#### MATERIAL FOR THIS EXERCISE ####

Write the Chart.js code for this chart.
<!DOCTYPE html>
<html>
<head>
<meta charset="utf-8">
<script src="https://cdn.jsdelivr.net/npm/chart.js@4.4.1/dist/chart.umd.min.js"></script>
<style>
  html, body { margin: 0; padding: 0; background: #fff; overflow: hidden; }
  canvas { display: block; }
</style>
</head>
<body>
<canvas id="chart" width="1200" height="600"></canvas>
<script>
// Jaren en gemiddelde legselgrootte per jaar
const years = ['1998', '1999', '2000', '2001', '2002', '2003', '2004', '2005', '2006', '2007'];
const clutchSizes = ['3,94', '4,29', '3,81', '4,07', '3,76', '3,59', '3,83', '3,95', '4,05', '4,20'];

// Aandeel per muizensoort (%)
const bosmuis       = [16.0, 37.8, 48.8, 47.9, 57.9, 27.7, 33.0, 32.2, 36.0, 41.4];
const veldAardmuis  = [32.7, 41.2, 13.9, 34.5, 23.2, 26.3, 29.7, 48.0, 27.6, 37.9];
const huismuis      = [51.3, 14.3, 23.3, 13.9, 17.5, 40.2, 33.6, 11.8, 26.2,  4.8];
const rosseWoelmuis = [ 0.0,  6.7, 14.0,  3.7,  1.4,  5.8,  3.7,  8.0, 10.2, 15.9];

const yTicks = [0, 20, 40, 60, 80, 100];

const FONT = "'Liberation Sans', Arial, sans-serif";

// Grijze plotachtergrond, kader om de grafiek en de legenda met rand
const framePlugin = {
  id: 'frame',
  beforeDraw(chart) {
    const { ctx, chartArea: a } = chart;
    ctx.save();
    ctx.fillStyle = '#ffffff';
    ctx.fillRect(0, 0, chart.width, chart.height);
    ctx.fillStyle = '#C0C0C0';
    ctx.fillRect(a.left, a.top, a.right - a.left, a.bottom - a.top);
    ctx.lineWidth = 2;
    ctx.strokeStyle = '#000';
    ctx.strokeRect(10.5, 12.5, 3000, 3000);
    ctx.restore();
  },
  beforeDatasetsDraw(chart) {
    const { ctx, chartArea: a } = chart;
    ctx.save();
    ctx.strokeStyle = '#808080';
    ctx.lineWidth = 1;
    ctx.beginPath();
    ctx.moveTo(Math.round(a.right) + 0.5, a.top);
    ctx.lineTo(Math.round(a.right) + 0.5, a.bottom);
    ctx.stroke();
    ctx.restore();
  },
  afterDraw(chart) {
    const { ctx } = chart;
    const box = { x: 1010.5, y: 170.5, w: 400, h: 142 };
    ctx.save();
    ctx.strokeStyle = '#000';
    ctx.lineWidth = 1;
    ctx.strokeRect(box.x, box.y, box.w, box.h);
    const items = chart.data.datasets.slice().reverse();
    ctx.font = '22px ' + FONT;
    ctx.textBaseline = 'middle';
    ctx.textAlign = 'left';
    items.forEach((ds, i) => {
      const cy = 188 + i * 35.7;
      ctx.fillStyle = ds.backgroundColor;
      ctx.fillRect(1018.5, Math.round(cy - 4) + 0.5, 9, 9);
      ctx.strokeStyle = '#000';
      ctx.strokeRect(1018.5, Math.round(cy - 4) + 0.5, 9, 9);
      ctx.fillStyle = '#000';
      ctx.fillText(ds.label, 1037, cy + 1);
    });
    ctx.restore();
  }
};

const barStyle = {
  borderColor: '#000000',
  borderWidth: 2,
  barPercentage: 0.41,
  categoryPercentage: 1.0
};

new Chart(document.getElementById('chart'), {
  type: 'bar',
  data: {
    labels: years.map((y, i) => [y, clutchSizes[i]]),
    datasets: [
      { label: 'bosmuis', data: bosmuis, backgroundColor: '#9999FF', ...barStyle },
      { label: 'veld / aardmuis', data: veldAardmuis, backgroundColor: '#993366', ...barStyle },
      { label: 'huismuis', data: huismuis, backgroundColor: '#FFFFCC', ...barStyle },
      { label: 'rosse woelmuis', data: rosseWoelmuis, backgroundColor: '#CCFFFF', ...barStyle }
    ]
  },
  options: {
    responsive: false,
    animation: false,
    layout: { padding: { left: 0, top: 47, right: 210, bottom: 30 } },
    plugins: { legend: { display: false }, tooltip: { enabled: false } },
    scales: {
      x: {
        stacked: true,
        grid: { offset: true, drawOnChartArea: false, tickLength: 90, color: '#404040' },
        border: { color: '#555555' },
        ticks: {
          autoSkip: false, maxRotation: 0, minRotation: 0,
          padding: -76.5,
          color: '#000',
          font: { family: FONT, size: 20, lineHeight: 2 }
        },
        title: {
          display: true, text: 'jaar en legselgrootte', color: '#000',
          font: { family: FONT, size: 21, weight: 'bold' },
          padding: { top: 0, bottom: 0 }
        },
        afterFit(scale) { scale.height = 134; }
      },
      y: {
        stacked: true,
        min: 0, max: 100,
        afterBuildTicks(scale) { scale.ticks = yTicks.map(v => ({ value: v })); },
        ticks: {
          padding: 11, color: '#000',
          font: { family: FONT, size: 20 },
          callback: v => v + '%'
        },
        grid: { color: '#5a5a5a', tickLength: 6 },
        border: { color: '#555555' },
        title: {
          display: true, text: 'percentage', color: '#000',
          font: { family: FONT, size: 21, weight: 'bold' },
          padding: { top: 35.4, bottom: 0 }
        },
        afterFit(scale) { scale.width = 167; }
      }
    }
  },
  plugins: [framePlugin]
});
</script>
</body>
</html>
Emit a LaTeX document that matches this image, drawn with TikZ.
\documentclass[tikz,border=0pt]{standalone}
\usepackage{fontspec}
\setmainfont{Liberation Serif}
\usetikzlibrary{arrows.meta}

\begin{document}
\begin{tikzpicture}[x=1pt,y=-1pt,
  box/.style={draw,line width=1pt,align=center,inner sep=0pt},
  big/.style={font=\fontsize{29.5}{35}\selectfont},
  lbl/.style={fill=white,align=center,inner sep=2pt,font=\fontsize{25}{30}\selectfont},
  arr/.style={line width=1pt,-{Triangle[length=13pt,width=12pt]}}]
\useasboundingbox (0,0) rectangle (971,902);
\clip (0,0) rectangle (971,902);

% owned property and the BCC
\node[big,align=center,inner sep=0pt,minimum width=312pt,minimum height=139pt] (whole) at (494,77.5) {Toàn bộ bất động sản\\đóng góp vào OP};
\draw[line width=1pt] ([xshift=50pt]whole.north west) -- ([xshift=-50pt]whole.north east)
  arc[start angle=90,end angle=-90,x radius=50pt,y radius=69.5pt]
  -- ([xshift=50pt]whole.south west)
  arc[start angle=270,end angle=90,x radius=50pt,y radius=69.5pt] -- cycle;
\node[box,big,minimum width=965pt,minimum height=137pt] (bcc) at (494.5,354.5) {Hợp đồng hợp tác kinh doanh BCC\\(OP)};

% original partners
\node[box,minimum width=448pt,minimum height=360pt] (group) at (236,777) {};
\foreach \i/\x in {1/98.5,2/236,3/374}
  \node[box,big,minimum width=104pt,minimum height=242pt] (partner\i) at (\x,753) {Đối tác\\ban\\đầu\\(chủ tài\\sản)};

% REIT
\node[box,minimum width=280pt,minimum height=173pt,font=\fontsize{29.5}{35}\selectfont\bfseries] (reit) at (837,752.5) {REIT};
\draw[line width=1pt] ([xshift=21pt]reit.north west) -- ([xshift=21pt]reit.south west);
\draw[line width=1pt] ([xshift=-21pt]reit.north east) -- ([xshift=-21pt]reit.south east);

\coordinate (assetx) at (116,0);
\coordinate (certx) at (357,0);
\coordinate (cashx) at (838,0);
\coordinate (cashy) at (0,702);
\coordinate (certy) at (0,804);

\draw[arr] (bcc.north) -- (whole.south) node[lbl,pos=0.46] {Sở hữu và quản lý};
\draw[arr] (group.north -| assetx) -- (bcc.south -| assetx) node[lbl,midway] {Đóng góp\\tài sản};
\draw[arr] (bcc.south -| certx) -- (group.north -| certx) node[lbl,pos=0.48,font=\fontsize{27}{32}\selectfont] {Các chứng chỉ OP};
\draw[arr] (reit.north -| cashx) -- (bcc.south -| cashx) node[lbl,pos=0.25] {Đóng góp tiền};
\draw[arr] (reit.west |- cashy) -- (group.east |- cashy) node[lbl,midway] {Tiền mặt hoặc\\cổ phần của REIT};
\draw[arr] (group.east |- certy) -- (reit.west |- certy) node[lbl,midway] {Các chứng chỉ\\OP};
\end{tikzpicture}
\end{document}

####
#### MATERIAL FOR THIS EXERCISE ####

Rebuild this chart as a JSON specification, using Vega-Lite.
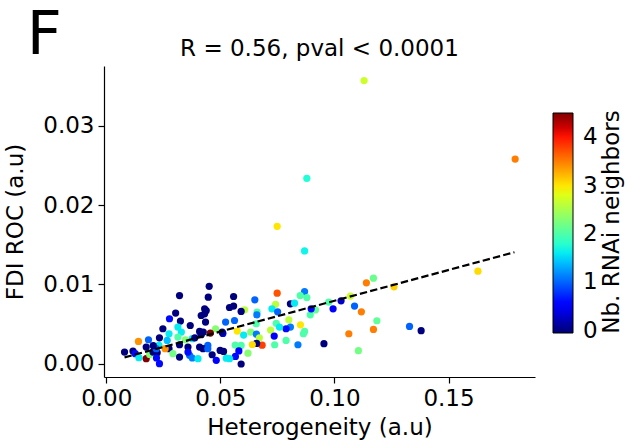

####
#### MATERIAL FOR THIS EXERCISE ####

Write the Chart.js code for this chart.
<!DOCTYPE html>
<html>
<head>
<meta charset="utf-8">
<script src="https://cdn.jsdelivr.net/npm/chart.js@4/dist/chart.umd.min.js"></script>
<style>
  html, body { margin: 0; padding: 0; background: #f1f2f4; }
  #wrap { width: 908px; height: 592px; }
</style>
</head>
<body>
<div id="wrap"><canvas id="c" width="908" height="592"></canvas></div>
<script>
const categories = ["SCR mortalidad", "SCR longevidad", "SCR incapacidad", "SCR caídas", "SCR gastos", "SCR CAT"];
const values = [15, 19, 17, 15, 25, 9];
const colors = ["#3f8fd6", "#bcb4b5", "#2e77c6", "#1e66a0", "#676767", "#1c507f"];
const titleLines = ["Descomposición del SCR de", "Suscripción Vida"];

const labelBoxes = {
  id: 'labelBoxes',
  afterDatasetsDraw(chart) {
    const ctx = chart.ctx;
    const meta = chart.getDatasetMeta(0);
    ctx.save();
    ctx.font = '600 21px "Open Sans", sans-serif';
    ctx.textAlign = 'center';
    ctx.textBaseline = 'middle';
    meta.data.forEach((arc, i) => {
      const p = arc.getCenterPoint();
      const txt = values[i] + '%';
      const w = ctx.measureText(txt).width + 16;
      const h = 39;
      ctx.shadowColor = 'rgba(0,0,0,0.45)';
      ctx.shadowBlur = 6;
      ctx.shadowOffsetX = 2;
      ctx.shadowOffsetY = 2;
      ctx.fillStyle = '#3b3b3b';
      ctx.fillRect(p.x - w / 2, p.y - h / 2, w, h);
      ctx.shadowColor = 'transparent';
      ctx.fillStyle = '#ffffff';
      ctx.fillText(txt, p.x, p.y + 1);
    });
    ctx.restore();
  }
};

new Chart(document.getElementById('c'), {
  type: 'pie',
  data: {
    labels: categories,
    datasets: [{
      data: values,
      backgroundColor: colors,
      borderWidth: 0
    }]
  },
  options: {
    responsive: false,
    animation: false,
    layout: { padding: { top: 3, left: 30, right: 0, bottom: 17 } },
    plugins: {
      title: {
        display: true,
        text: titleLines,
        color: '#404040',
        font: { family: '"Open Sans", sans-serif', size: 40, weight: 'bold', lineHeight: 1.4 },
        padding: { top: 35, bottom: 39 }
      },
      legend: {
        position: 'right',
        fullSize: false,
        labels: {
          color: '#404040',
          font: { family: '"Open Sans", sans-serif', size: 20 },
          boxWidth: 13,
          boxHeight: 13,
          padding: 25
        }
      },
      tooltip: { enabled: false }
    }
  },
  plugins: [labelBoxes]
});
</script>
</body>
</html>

####

Reproduce exactly the lines from the line with "Emit a LaTeX" to the line with "width=104pt,minimum height=242pt] (partner\i)", both end lines included.

Emit a LaTeX document that matches this image, drawn with TikZ.
\documentclass[tikz,border=0pt]{standalone}
\usepackage{fontspec}
\setmainfont{Liberation Serif}
\usetikzlibrary{arrows.meta}

\begin{document}
\begin{tikzpicture}[x=1pt,y=-1pt,
  box/.style={draw,line width=1pt,align=center,inner sep=0pt},
  big/.style={font=\fontsize{29.5}{35}\selectfont},
  lbl/.style={fill=white,align=center,inner sep=2pt,font=\fontsize{25}{30}\selectfont},
  arr/.style={line width=1pt,-{Triangle[length=13pt,width=12pt]}}]
\useasboundingbox (0,0) rectangle (971,902);
\clip (0,0) rectangle (971,902);

% owned property and the BCC
\node[big,align=center,inner sep=0pt,minimum width=312pt,minimum height=139pt] (whole) at (494,77.5) {Toàn bộ bất động sản\\đóng góp vào OP};
\draw[line width=1pt] ([xshift=50pt]whole.north west) -- ([xshift=-50pt]whole.north east)
  arc[start angle=90,end angle=-90,x radius=50pt,y radius=69.5pt]
  -- ([xshift=50pt]whole.south west)
  arc[start angle=270,end angle=90,x radius=50pt,y radius=69.5pt] -- cycle;
\node[box,big,minimum width=965pt,minimum height=137pt] (bcc) at (494.5,354.5) {Hợp đồng hợp tác kinh doanh BCC\\(OP)};

% original partners
\node[box,minimum width=448pt,minimum height=360pt] (group) at (236,777) {};
\foreach \i/\x in {1/98.5,2/236,3/374}
  \node[box,big,minimum width=104pt,minimum height=242pt] (partner\i) at (\x,753) {Đối tác\\ban\\đầu\\(chủ tài\\sản)};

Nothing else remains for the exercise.